**Collected material:**
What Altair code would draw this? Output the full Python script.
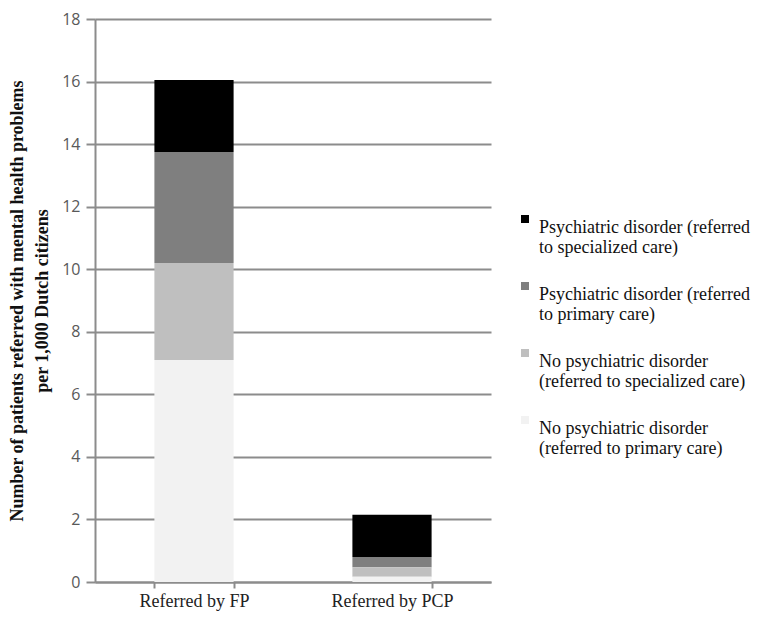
import altair as alt
import pandas as pd

groups = ["Referred by FP", "Referred by PCP"]
categories = [
    "Psychiatric disorder (referred|to specialized care)",
    "Psychiatric disorder (referred|to primary care)",
    "No psychiatric disorder|(referred to specialized care)",
    "No psychiatric disorder|(referred to primary care)",
]
colors = ["#000000", "#7f7f7f", "#bfbfbf", "#f2f2f2"]
stack_rank = [3, 2, 1, 0]
fp_values = [2.3, 3.55, 3.1, 7.1]
pcp_values = [1.35, 0.33, 0.3, 0.17]

rows = []
for g, vals in zip(groups, [fp_values, pcp_values]):
    for c, v, r in zip(categories, vals, stack_rank):
        rows.append({"group": g, "category": c, "value": v, "rank": r})
df = pd.DataFrame(rows)

chart = alt.Chart(df).mark_bar().encode(
    x=alt.X("group:N", sort=groups, title=None,
            scale=alt.Scale(paddingInner=0.6, paddingOuter=0.3),
            axis=alt.Axis(labelAngle=0, labelFont="Liberation Serif", labelFontSize=18,
                          labelColor="#222222", labelPadding=4, tickBand="extent",
                          tickSize=6, tickColor="#8c8c8c", tickWidth=2,
                          domainColor="#8c8c8c", domainWidth=2)),
    y=alt.Y("value:Q", stack="zero",
            scale=alt.Scale(domain=[0, 18]),
            axis=alt.Axis(values=list(range(0, 19, 2)), format="d",
                          title=["Number of patients referred with mental health problems",
                                 "per 1,000 Dutch citizens"],
                          titleFont="Liberation Serif", titleFontSize=18, titleFontWeight="bold",
                          titleColor="#111111", titlePadding=10, titleLineHeight=25,
                          labelFont="Open Sans", labelFontSize=16, labelColor="#595959",
                          labelPadding=6, tickSize=9, tickColor="#8c8c8c", tickWidth=2,
                          domainColor="#8c8c8c", domainWidth=2,
                          gridColor="#8c8c8c", gridWidth=2)),
    color=alt.Color("category:N", sort=categories,
                    scale=alt.Scale(domain=categories, range=colors),
                    legend=alt.Legend(title=None, orient="none", legendX=421, legendY=191,
                                      labelExpr="split(datum.label, '|')",
                                      labelFont="Liberation Serif", labelFontSize=18,
                                      labelColor="#111111", symbolType="square",
                                      symbolSize=64, symbolStrokeWidth=0,
                                      rowPadding=20, labelLimit=400,
                                      labelBaseline="top", labelOffset=5)),
    order=alt.Order("rank:Q", sort="ascending"),
).properties(
    width=396, height=563,
    autosize=alt.AutoSizeParams(type="none"),
    padding={"left": 87, "top": 11, "right": 266, "bottom": 34},
).configure_view(stroke=None)

chart.save("out.html", embed_options={"renderer": "svg", "actions": False})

**Job:**
Return to the listing above and set it down exactly, leaving out its pictures.

**Exercise output:**
What Altair code would draw this? Output the full Python script.
import altair as alt
import pandas as pd

groups = ["Referred by FP", "Referred by PCP"]
categories = [
    "Psychiatric disorder (referred|to specialized care)",
    "Psychiatric disorder (referred|to primary care)",
    "No psychiatric disorder|(referred to specialized care)",
    "No psychiatric disorder|(referred to primary care)",
]
colors = ["#000000", "#7f7f7f", "#bfbfbf", "#f2f2f2"]
stack_rank = [3, 2, 1, 0]
fp_values = [2.3, 3.55, 3.1, 7.1]
pcp_values = [1.35, 0.33, 0.3, 0.17]

rows = []
for g, vals in zip(groups, [fp_values, pcp_values]):
    for c, v, r in zip(categories, vals, stack_rank):
        rows.append({"group": g, "category": c, "value": v, "rank": r})
df = pd.DataFrame(rows)

chart = alt.Chart(df).mark_bar().encode(
    x=alt.X("group:N", sort=groups, title=None,
            scale=alt.Scale(paddingInner=0.6, paddingOuter=0.3),
            axis=alt.Axis(labelAngle=0, labelFont="Liberation Serif", labelFontSize=18,
                          labelColor="#222222", labelPadding=4, tickBand="extent",
                          tickSize=6, tickColor="#8c8c8c", tickWidth=2,
                          domainColor="#8c8c8c", domainWidth=2)),
    y=alt.Y("value:Q", stack="zero",
            scale=alt.Scale(domain=[0, 18]),
            axis=alt.Axis(values=list(range(0, 19, 2)), format="d",
                          title=["Number of patients referred with mental health problems",
                                 "per 1,000 Dutch citizens"],
                          titleFont="Liberation Serif", titleFontSize=18, titleFontWeight="bold",
                          titleColor="#111111", titlePadding=10, titleLineHeight=25,
                          labelFont="Open Sans", labelFontSize=16, labelColor="#595959",
                          labelPadding=6, tickSize=9, tickColor="#8c8c8c", tickWidth=2,
                          domainColor="#8c8c8c", domainWidth=2,
                          gridColor="#8c8c8c", gridWidth=2)),
    color=alt.Color("category:N", sort=categories,
                    scale=alt.Scale(domain=categories, range=colors),
                    legend=alt.Legend(title=None, orient="none", legendX=421, legendY=191,
                                      labelExpr="split(datum.label, '|')",
                                      labelFont="Liberation Serif", labelFontSize=18,
                                      labelColor="#111111", symbolType="square",
                                      symbolSize=64, symbolStrokeWidth=0,
                                      rowPadding=20, labelLimit=400,
                                      labelBaseline="top", labelOffset=5)),
    order=alt.Order("rank:Q", sort="ascending"),
).properties(
    width=396, height=563,
    autosize=alt.AutoSizeParams(type="none"),
    padding={"left": 87, "top": 11, "right": 266, "bottom": 34},
).configure_view(stroke=None)

chart.save("out.html", embed_options={"renderer": "svg", "actions": False})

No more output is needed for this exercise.